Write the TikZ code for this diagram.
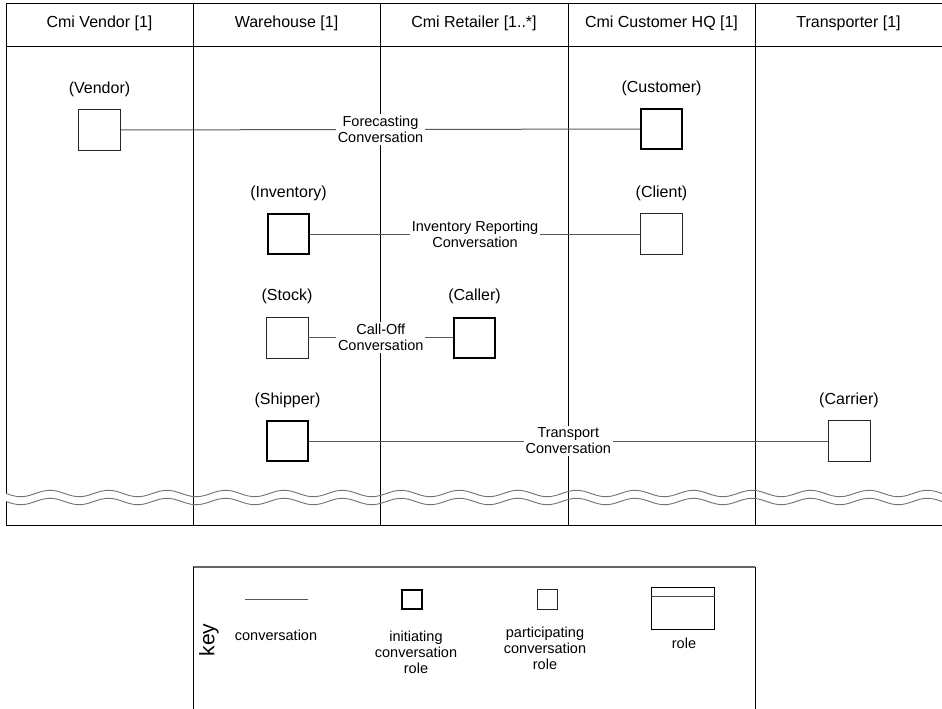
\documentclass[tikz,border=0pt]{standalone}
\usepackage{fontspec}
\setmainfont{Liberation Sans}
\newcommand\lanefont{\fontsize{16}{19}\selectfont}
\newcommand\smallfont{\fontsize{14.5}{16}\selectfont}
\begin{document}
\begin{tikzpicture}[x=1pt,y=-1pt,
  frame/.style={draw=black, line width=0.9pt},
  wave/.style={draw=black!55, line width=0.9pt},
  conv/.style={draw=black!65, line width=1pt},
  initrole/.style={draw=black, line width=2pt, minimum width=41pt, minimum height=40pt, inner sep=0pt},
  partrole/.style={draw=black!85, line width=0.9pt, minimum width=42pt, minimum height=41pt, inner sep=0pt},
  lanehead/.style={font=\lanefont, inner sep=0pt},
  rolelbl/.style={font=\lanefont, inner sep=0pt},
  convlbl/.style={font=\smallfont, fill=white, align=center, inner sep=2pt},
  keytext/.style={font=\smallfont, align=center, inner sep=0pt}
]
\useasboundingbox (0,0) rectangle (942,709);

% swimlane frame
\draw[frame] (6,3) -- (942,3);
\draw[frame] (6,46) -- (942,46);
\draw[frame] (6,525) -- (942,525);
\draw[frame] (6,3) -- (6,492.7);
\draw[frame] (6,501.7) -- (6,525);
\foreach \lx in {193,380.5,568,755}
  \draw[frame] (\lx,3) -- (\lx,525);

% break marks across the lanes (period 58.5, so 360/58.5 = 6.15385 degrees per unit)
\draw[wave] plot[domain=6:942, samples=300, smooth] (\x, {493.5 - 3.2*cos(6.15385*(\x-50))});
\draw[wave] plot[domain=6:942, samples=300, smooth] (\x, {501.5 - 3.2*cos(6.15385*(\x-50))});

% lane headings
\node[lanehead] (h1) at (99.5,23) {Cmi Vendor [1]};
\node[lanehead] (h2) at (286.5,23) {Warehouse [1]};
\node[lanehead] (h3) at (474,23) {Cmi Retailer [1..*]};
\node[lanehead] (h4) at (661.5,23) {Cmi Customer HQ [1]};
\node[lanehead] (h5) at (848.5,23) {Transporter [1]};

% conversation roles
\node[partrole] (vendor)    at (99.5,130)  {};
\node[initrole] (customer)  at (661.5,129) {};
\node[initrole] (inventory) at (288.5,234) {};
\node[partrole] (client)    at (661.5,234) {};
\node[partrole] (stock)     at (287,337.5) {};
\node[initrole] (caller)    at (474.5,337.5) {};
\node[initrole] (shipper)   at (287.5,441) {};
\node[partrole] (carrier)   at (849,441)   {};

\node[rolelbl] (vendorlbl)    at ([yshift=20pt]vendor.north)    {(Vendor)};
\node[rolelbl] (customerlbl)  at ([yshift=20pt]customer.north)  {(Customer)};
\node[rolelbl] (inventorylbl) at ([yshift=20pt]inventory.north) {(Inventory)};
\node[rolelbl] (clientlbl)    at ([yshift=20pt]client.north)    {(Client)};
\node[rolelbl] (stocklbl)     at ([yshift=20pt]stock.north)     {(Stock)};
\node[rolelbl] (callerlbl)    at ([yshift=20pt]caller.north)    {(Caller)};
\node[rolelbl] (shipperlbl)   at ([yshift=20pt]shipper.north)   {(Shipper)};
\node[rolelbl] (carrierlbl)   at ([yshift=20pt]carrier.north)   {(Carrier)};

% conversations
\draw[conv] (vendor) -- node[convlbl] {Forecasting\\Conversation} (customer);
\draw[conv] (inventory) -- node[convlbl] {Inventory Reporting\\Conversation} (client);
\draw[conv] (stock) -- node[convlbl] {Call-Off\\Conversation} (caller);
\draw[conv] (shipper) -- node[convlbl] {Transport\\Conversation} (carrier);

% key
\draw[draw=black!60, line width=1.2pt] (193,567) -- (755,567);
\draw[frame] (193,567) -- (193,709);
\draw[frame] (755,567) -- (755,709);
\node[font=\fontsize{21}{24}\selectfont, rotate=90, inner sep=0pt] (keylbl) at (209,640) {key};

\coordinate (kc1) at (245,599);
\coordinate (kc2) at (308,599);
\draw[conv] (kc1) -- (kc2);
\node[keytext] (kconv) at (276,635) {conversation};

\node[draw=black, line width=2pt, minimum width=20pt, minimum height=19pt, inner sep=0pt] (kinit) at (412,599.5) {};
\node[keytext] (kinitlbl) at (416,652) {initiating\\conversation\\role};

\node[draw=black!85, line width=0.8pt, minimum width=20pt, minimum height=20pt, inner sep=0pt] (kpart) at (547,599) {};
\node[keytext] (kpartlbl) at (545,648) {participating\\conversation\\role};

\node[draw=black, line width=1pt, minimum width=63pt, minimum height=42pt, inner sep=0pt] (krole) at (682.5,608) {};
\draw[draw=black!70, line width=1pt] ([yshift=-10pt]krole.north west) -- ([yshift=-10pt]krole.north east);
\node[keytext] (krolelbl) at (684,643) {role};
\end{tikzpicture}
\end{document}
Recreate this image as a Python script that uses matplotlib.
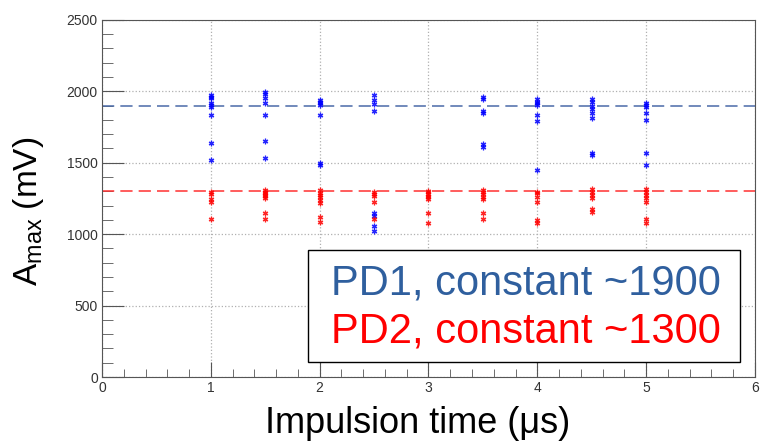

● ● ● ● ● ● ●

• What you should do
Locate the word "this" in the entries, and copy every line where it is found.

• Problem solution
Write the TikZ code for this diagram.
Recreate this image as a Python script that uses matplotlib.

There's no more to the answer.